De si beaux commencements n'eurent pas une suite heureuse, et cet esprit de retraite, de mortification et de pauvreté, fut bientôt éteint dans un homme accoutumé au tracas du monde, qui avait toujours vécu à son aise, et qui aimait le bien passionnément. Il reprit done la pensée de l'état qu'il avait quitté, et ayant recouvré des pierreries, il acheta secrètement un petit navire pour trafiquer tout de nouveau.

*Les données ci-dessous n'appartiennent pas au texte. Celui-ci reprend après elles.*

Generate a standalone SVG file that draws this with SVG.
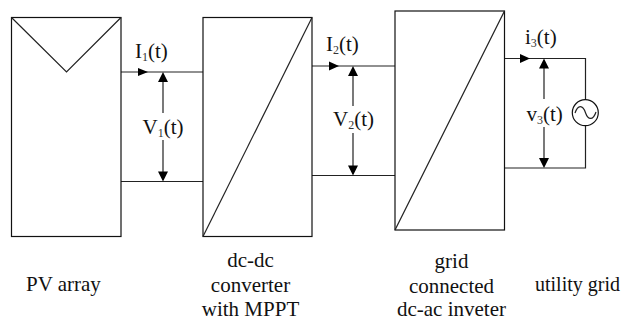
<svg xmlns="http://www.w3.org/2000/svg" width="621" height="320" viewBox="0 0 621 320">
<style>
.b{fill:#fff;stroke:#111;stroke-width:1.2}
.l{fill:none;stroke:#222;stroke-width:1.2}
text{font-family:"Liberation Serif","Times New Roman",serif;font-size:21px;fill:#111}
.m{text-anchor:middle}
.s{font-size:12px;fill:#333}
.u{font-size:20px}
</style>
<rect width="621" height="320" fill="#fff"/>
<g id="connectors">
<path class="l" d="M121 72H203M121 181.500H203M312 66H395M312 175.500H395M504.500 58.500H585.500V100M504.500 168H585.500V126"/>
<path d="M138 68L148 72L138 76Z M329 61.500L339 66L329 70.500Z M520 54L530 58.500L520 63Z" fill="#000"/>
<path class="l" d="M163 80V113M163 140V173M353 74V106M353 133V167M544 66V99M544 127V160"/>
<path d="M163 72L168 82H158Z M163 181.500L168 171.500H158Z M353 66L358 76H348Z M353 175.500L358 165.500H348Z M544 58.500L549 68.500H539Z M544 168L549 158H539Z" fill="#000"/>
</g>
<g id="pv-array">
<rect class="b" x="11.500" y="17.500" width="109.500" height="219"/>
<path class="l" d="M11.500 17.500L66.500 72L121 17.500"/>
<text x="26" y="291">PV array</text>
</g>
<g id="dc-dc-converter">
<rect class="b" x="203" y="17.500" width="109" height="219"/>
<path class="l" d="M203 236.500L312 17.500"/>
<text class="m" x="250.500" y="267">dc-dc</text>
<text class="m" x="250.500" y="292">converter</text>
<text class="m" x="250.500" y="316">with MPPT</text>
</g>
<g id="inverter">
<rect class="b" x="395" y="11" width="109.500" height="219"/>
<path class="l" d="M395 230L504.500 11"/>
<text class="m" x="451.500" y="268">grid</text>
<text class="m" x="451.500" y="293">connected</text>
<text class="m" x="451.500" y="316">dc-ac inveter</text>
</g>
<g id="utility-grid">
<circle class="b" cx="585.300" cy="112.700" r="13"/>
<path class="l" d="M575 113C578 104 583 105 585.500 112.700C588 120 593 121 596 112"/>
<text class="u" x="535" y="291">utility grid</text>
</g>
<g id="labels">
<text x="135" y="58">I<tspan class="s" dy="3">1</tspan><tspan dy="-3">(t)</tspan></text>
<text x="142.500" y="134">V<tspan class="s" dy="3">1</tspan><tspan dy="-3">(t)</tspan></text>
<text x="326" y="51">I<tspan class="s" dy="3">2</tspan><tspan dy="-3">(t)</tspan></text>
<text x="333" y="126">V<tspan class="s" dy="3">2</tspan><tspan dy="-3">(t)</tspan></text>
<text x="525" y="44">i<tspan class="s" dy="3">3</tspan><tspan dy="-3">(t)</tspan></text>
<text x="526.500" y="121">v<tspan class="s" dy="3">3</tspan><tspan dy="-3">(t)</tspan></text>
</g>
</svg>
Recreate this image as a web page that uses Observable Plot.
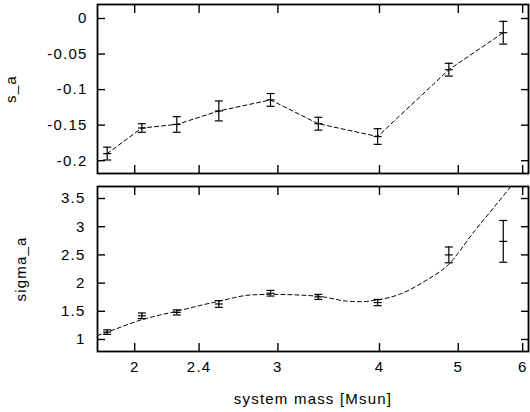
<!DOCTYPE html>
<html>
<head>
<meta charset="utf-8">
<script src="https://cdn.jsdelivr.net/npm/d3@7"></script>
<script src="https://cdn.jsdelivr.net/npm/@observablehq/plot@0.6"></script>
<style>
  html, body { margin: 0; padding: 0; background: white; }
  #chart svg { display: block; }
</style>
</head>
<body>
<div id="chart"></div>
<script>
// ---- data ----
const mass = [1.850, 2.041, 2.253, 2.538, 2.938, 3.364, 3.979, 4.868, 5.679];
const sA = [-0.190, -0.154, -0.149, -0.130, -0.1145, -0.148, -0.166, -0.072, -0.020];
const sAErr = [0.009, 0.006, 0.011, 0.014, 0.009, 0.009, 0.011, 0.009, 0.016];
const sigmaA = [1.13, 1.42, 1.48, 1.63, 1.82, 1.755, 1.655, 2.50, 2.74];
const sigmaAErr = [0.04, 0.05, 0.045, 0.06, 0.05, 0.045, 0.055, 0.14, 0.37];

// dashed fit curve in the lower panel
const fitMass = [1.80, 1.85, 2.04, 2.25, 2.54, 2.78, 2.94, 3.35, 3.65, 3.79, 3.97, 4.25, 4.53, 4.87, 5.24, 5.45, 5.80];
const fitSigma = [1.07, 1.13, 1.35, 1.50, 1.68, 1.79, 1.80, 1.77, 1.68, 1.67, 1.70, 1.81, 2.02, 2.34, 2.93, 3.23, 3.71];

const xTicks = [2, 2.4, 3, 4, 5, 6];
const xTickLabels = ["2", "2.4", "3", "4", "5", "6"];
const topYTicks = [0, -0.05, -0.1, -0.15, -0.2];
const topYTickLabels = ["0", "-0.05", "-0.1", "-0.15", "-0.2"];
const botYTicks = [1, 1.5, 2, 2.5, 3, 3.5];
const botYTickLabels = ["1", "1.5", "2", "2.5", "3", "3.5"];

const xLabel = "system mass [Msun]";
const topYLabel = "s_a";
const botYLabel = "sigma_a";

// ---- tables built from the arrays ----
const pts = mass.map((m, i) => ({
  m, s: sA[i], sLo: sA[i] - sAErr[i], sHi: sA[i] + sAErr[i],
  g: sigmaA[i], gLo: sigmaA[i] - sigmaAErr[i], gHi: sigmaA[i] + sigmaAErr[i]
}));
const fit = fitMass.map((m, i) => ({m, v: fitSigma[i]}));

const capSymbol = {
  draw(ctx, size) {
    const w = Math.sqrt(size / Math.PI);
    ctx.moveTo(-w, 0);
    ctx.lineTo(w, 0);
  }
};

const style = {
  fontFamily: "'Liberation Sans', Arial, Helvetica, sans-serif",
  fontSize: "15px",
  letterSpacing: "1.2px",
  background: "white",
  color: "black",
  overflow: "visible"
};

const xScale = {type: "log", domain: [1.8, 6.1]};
const fmt = (ticks, labels) => d => labels[ticks.indexOf(d)];

function frameAxes(yTicks, yLabels, showXText, yPad) {
  return [
    Plot.axisX({anchor: "bottom", ticks: xTicks, tickSize: -8, fill: "none", strokeWidth: 1.4}),
    Plot.axisX({anchor: "top", ticks: xTicks, tickSize: -8, fill: "none", strokeWidth: 1.4}),
    Plot.axisY({anchor: "left", ticks: yTicks, tickSize: -8, fill: "none", strokeWidth: 1.4}),
    Plot.axisY({anchor: "right", ticks: yTicks, tickSize: -8, fill: "none", strokeWidth: 1.4}),
    Plot.axisY({anchor: "left", ticks: yTicks, tickSize: 0, tickPadding: yPad,
      tickFormat: fmt(yTicks, yLabels), label: null}),
    showXText ? Plot.axisX({anchor: "bottom", ticks: xTicks, tickSize: 0, tickPadding: 10,
      tickFormat: fmt(xTicks, xTickLabels), label: null}) : null,
    Plot.frame({stroke: "black", strokeWidth: 1.8})
  ];
}

function errorMarks(y, lo, hi) {
  return [
    Plot.ruleX(pts, {x: "m", y1: lo, y2: hi, stroke: "black", strokeWidth: 1.2}),
    Plot.dot(pts, {x: "m", y: lo, symbol: capSymbol, r: 4, fill: "none", stroke: "black", strokeWidth: 1.2}),
    Plot.dot(pts, {x: "m", y: hi, symbol: capSymbol, r: 4, fill: "none", stroke: "black", strokeWidth: 1.2}),
    Plot.dot(pts, {x: "m", y: y, symbol: capSymbol, r: 4, fill: "none", stroke: "black", strokeWidth: 1.2})
  ];
}

const topPanel = Plot.plot({
  width: 530, height: 178,
  marginTop: 4, marginBottom: 5, marginLeft: 97, marginRight: 2,
  style,
  x: xScale,
  y: {domain: [-0.218, 0.0197]},
  marks: [
    Plot.line(pts, {x: "m", y: "s", stroke: "black", strokeWidth: 1, strokeDasharray: "4,3"}),
    ...errorMarks("s", "sLo", "sHi"),
    ...frameAxes(topYTicks, topYTickLabels, false, 10),
    Plot.text([topYLabel], {text: d => d, frameAnchor: "left", rotate: -90, dx: -82,
      lineAnchor: "bottom", textAnchor: "middle"})
  ]
});

const bottomPanel = Plot.plot({
  width: 530, height: 234,
  marginTop: 8, marginBottom: 61, marginLeft: 97, marginRight: 2,
  style,
  x: xScale,
  y: {domain: [0.787, 3.713]},
  marks: [
    Plot.line(fit, {x: "m", y: "v", curve: "monotone-x", clip: true, stroke: "black",
      strokeWidth: 1, strokeDasharray: "4,3"}),
    ...errorMarks("g", "gLo", "gHi"),
    ...frameAxes(botYTicks, botYTickLabels, true, 12),
    Plot.text([botYLabel], {text: d => d, frameAnchor: "left", rotate: -90, dx: -72,
      lineAnchor: "bottom", textAnchor: "middle"}),
    Plot.text([xLabel], {text: d => d, frameAnchor: "bottom", dy: 52, lineAnchor: "bottom"})
  ]
});

const chart = document.getElementById("chart");
chart.appendChild(topPanel);
chart.appendChild(bottomPanel);
</script>
</body>
</html>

Lorsqu'il était sur le point de mettre à la voile, un catéchiste, nommé Antoine, vint lui dire que le père François voulait lui parler. Deyro, qui ne pensait qu'à s'échapper, et qui n'avait confié son dessein à personne, fit semblant qu'on le prenait pour un autre. Mais comme Antoine lui soutint que c'était lui-même que le Père demandait, il n'osa pas feindre davantage, et l'alla trouver, résolu pourtant de nier tout, dans la pensée qu'on ne pouvait avoir qu'un simple soupçon de son changement et de sa fuite. Il prit pour cela un air assuré, et se présenta hardiment devant le père François. Mais Dieu avait fait connaître au Père la disposition de Deyro. Vous avez péché, lui dit Xavier en le voyant, vous avez péché. Ce peu de paroles le frappa si fort, qu'il se jeta aux pieds du Saint tout tremblant, et criant de son côté : Il est vrai, mon Père, j'ai péché. Pénitence donc, mon enfant, reprit le Père, pénitence! Deyro se confessa au même moment, il alla vendre son navire et en distribua tout l'argent aux pauvres ; il revint après se remettre sous la conduite du Père, avec un ferme propos de suivre mieux ses conseils et d'être plus fidèle à Dieu.

Quelque sincère que parût la pénitence de Deyro, Xavier ne s'y fia pas, et ses nouvelles ferveurs lui furent suspectes: aussi ne voulut-il point le recevoir en la Compagnie de Jésus, qui demande des esprits solides et constants dans leur vocation. Il ne laissa pas de le prendre pour son compagnon en qualité de catéchiste, et il le mena avec lui à Malaca; car ayant demeuré quatre mois à Méliapor, il en partit au mois de septembre de l'an 1545, malgré les larmes du peuple qui voulait le retenir, et il tint la route de Malaca, dans le dessein de passer de là à Macazar.

Avant de s'embarquer, il écrivit au père Paul de Camerin, à Goa, que quand les Pères de la Compagnie, qu'on attendait de jour en jour de Portugal, seraient arrivés, deux de ces nouveaux missionnaires accompagnassent les princes de Jafanapatan, lorsque les Portugais entreprendraient de rétablir le roi légitime; car on projetait de renouer l'expédition qu'un lâche intérêt avait rompue. Mais ce projet ne s'exécuta point, et ces princes moururent l'un après l'autre en moins de deux ans, sans que leur conversion fût utile qu'à eux-mêmes.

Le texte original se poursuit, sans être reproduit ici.